Es ehrt uns besonders, dass auch Sie, Frau Tikhanovskaya zusammen mit weiteren Vertreterinnen und Vertretern der belarussischen Opposition unserer Einladung entsprochen haben und heute nach Berlin gekommen sind und im Anschluss an den Gottesdienst zu uns sprechen werden. Ich freue mich auch, dass wir danach auch ein Wort des ehemaligen polnischen Präsidenten und Friedensnobelpreisträgers Lech Walesa hören, werden, in der er seine Unterstützung bekunden wird, die Frauen von Belarus für den nächsten Friedensnobelpreis vorzuschlagen. Ich wünsche mir sehr, dass dieses Versprechen Lech Walesas im kommenden Jahr Wirklichkeit wird.

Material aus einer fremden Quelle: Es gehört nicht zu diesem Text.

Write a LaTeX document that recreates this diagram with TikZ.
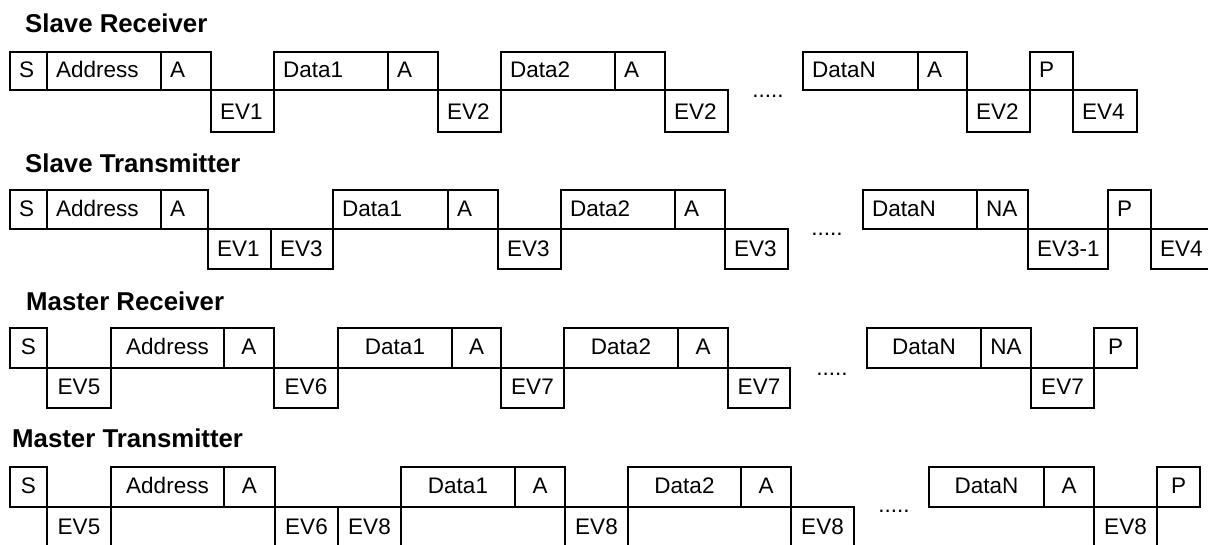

Ich wünsche mir auch, dass es kein Zufall ist, dass wir uns an einem besonderen Jahrestag treffen. Als am 13.12.1981 in Polen das Kriegsrecht erklärt wurde, rechneten längst nicht alle Menschen damit, dass am Ende eines langen und entbehrungsreichen Kampfes der Sieg der Freiheit stehen würde. Ihnen, den Menschen aus Belarus, uns hier im Berliner Dom und allen Menschen, möge das heutige Datum vor Augen stellen, dass das Streben nach Freiheit und die Hoffnung auf Veränderung Kräfte sind, die auch die schärfste Repression nicht mehr auslöschen kann und gegen die sie am Ende machtlos bleiben muss. Uns allen wünsche ich einen gesegneten Gottesdienst.